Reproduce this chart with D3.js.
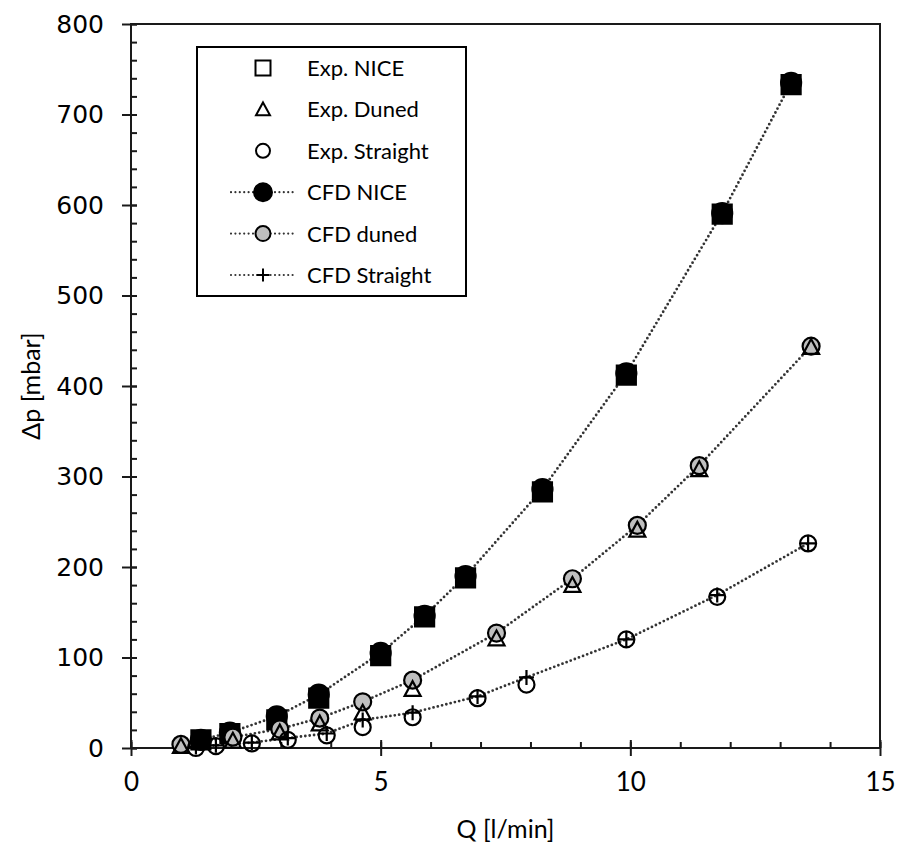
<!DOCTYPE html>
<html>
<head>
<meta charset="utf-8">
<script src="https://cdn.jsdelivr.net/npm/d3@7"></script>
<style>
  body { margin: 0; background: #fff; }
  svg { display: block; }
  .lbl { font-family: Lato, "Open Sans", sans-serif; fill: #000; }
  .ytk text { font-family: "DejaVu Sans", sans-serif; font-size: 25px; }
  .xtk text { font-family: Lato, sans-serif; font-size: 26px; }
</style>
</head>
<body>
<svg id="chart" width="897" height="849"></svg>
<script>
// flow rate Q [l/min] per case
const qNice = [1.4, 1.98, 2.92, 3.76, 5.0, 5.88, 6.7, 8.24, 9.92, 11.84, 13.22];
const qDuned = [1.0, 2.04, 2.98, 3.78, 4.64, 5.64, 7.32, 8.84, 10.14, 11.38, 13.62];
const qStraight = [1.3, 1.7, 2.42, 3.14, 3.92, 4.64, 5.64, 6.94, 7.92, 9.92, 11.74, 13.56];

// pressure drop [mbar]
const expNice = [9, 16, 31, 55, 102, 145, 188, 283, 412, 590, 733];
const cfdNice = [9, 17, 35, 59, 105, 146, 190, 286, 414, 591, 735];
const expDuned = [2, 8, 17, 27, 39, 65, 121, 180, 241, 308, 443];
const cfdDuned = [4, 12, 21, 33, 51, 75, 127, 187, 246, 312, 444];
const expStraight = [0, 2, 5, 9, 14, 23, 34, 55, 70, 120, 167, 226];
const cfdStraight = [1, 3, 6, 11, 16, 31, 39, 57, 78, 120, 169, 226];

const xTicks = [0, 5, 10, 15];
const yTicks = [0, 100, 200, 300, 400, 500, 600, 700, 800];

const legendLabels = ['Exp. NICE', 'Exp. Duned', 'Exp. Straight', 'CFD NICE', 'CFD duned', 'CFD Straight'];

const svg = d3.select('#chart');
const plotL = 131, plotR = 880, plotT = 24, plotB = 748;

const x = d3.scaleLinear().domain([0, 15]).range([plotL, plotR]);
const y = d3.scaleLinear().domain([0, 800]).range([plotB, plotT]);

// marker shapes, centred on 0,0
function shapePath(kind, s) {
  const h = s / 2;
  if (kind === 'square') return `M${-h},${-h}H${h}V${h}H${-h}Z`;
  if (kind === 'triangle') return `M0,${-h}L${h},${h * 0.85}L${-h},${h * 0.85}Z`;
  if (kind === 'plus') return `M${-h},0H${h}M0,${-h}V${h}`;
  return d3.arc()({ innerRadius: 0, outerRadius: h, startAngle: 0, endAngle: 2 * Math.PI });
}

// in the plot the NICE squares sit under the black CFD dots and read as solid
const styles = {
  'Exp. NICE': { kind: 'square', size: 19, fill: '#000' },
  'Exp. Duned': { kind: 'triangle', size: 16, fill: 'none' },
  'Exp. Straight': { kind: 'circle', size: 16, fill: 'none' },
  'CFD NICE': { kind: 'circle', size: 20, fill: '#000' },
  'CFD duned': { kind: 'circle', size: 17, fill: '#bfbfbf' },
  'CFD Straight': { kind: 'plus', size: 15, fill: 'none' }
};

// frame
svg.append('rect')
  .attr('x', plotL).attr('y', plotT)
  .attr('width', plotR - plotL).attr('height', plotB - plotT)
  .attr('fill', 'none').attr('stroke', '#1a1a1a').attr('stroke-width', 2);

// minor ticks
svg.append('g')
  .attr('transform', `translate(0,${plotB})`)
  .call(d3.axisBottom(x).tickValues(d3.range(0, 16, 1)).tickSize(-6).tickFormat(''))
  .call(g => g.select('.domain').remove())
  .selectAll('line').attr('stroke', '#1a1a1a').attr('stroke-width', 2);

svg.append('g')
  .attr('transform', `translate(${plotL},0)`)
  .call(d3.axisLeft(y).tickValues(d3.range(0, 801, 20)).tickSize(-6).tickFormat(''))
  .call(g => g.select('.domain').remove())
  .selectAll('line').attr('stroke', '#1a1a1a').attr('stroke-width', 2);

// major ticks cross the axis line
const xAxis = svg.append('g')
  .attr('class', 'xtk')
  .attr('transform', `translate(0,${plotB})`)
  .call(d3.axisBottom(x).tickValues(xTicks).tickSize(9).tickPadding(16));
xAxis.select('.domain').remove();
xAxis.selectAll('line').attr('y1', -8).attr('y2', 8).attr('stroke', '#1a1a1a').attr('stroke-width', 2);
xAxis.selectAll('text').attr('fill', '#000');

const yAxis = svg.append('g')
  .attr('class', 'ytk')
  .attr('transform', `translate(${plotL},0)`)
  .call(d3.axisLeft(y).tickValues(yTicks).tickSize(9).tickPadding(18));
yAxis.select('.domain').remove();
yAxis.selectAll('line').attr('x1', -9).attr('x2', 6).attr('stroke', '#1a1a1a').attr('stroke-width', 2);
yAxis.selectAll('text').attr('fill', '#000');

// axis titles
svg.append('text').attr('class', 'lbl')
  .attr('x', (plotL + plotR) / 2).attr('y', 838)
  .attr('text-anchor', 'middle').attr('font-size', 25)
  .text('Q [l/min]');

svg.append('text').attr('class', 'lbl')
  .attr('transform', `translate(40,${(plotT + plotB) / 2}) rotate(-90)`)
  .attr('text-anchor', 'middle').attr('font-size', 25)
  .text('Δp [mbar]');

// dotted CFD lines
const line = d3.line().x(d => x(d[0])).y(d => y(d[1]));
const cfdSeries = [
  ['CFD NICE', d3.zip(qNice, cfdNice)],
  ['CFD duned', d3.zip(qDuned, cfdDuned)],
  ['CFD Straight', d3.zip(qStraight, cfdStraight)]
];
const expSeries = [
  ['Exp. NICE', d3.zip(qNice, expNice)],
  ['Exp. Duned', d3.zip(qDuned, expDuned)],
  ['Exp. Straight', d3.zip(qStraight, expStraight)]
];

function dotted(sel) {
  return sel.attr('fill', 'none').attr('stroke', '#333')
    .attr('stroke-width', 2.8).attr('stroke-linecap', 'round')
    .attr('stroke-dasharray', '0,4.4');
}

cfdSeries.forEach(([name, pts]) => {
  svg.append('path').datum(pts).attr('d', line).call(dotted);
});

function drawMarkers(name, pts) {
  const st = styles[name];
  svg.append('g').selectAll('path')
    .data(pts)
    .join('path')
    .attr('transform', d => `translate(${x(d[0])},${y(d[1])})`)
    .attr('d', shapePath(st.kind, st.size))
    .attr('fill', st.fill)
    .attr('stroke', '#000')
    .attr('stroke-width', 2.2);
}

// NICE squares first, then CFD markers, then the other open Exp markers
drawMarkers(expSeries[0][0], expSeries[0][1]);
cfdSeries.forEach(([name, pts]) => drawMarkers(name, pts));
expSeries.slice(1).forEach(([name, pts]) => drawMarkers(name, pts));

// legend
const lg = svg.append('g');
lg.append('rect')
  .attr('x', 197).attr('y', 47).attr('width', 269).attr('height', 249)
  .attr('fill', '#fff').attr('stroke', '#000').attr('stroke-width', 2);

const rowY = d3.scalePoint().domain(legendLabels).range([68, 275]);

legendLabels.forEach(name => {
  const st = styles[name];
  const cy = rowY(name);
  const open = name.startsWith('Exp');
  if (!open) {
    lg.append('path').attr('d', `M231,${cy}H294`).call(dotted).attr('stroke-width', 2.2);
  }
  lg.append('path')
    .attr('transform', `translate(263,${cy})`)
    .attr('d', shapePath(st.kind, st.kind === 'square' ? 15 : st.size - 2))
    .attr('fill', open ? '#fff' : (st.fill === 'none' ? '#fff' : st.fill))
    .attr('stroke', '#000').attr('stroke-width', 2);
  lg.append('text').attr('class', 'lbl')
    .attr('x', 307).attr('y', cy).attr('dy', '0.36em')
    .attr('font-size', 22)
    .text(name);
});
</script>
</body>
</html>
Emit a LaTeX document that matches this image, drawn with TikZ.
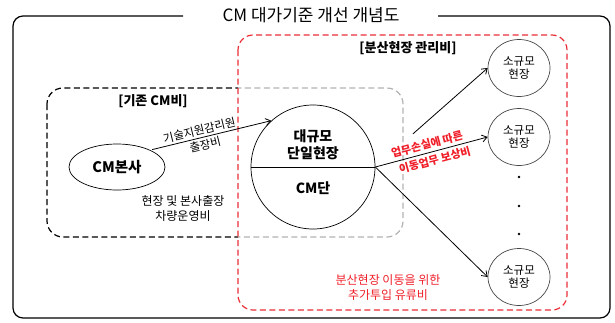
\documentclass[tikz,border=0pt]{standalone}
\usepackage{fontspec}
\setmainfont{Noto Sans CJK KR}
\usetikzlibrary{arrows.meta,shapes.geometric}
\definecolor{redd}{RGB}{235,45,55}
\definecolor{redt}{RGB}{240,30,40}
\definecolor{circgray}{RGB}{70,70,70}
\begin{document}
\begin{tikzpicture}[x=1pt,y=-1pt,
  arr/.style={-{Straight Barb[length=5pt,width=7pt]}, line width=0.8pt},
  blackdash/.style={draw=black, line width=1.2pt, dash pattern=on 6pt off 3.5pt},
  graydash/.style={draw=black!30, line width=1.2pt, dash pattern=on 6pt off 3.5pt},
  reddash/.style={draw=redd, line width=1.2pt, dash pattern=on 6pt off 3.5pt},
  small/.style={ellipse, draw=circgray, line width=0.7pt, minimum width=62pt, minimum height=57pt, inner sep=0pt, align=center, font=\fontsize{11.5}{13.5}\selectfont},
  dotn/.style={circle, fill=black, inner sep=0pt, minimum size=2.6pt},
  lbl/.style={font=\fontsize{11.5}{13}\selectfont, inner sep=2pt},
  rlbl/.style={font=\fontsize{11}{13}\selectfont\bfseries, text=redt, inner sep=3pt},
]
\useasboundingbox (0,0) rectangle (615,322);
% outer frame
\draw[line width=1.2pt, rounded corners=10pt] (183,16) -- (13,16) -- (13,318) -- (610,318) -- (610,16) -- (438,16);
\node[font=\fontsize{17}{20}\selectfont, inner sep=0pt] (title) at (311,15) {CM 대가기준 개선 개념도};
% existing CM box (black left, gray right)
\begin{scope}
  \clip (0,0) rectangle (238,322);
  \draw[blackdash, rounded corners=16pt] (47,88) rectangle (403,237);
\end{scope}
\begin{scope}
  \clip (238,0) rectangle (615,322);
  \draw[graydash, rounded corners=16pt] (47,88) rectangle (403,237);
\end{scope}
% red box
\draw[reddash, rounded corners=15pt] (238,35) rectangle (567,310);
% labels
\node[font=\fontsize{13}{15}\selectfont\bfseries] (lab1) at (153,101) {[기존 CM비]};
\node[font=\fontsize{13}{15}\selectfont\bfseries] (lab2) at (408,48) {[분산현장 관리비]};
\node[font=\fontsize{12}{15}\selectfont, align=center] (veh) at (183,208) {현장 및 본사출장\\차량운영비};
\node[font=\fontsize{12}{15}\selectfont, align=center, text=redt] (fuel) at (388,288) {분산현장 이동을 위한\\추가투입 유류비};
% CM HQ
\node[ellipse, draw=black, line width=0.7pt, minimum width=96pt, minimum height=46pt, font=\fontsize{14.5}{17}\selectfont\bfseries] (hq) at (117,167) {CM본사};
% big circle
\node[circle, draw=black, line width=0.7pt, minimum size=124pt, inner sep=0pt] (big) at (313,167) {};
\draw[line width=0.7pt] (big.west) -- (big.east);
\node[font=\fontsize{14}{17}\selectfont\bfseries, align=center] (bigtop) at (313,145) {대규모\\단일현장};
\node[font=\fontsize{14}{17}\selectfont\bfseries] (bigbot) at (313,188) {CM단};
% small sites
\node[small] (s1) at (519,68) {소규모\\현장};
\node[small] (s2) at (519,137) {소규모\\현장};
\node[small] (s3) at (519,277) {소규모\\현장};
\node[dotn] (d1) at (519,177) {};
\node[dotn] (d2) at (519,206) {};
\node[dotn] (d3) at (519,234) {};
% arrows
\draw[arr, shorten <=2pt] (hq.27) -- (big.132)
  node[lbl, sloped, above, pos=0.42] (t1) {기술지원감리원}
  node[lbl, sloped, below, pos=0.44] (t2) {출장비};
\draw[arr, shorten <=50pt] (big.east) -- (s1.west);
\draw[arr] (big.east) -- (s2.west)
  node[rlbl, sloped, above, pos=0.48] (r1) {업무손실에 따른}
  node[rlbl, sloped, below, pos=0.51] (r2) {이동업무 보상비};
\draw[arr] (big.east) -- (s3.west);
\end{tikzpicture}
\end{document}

++++++++++

INSTRUCTION:
From the first line of the material down to the line containing "120, 169, 226];", inclusive, return each line exactly, skipping any picture.

COMPLETED TASK:
Reproduce this chart with D3.js.
<!DOCTYPE html>
<html>
<head>
<meta charset="utf-8">
<script src="https://cdn.jsdelivr.net/npm/d3@7"></script>
<style>
  body { margin: 0; background: #fff; }
  svg { display: block; }
  .lbl { font-family: Lato, "Open Sans", sans-serif; fill: #000; }
  .ytk text { font-family: "DejaVu Sans", sans-serif; font-size: 25px; }
  .xtk text { font-family: Lato, sans-serif; font-size: 26px; }
</style>
</head>
<body>
<svg id="chart" width="897" height="849"></svg>
<script>
// flow rate Q [l/min] per case
const qNice = [1.4, 1.98, 2.92, 3.76, 5.0, 5.88, 6.7, 8.24, 9.92, 11.84, 13.22];
const qDuned = [1.0, 2.04, 2.98, 3.78, 4.64, 5.64, 7.32, 8.84, 10.14, 11.38, 13.62];
const qStraight = [1.3, 1.7, 2.42, 3.14, 3.92, 4.64, 5.64, 6.94, 7.92, 9.92, 11.74, 13.56];

// pressure drop [mbar]
const expNice = [9, 16, 31, 55, 102, 145, 188, 283, 412, 590, 733];
const cfdNice = [9, 17, 35, 59, 105, 146, 190, 286, 414, 591, 735];
const expDuned = [2, 8, 17, 27, 39, 65, 121, 180, 241, 308, 443];
const cfdDuned = [4, 12, 21, 33, 51, 75, 127, 187, 246, 312, 444];
const expStraight = [0, 2, 5, 9, 14, 23, 34, 55, 70, 120, 167, 226];
const cfdStraight = [1, 3, 6, 11, 16, 31, 39, 57, 78, 120, 169, 226];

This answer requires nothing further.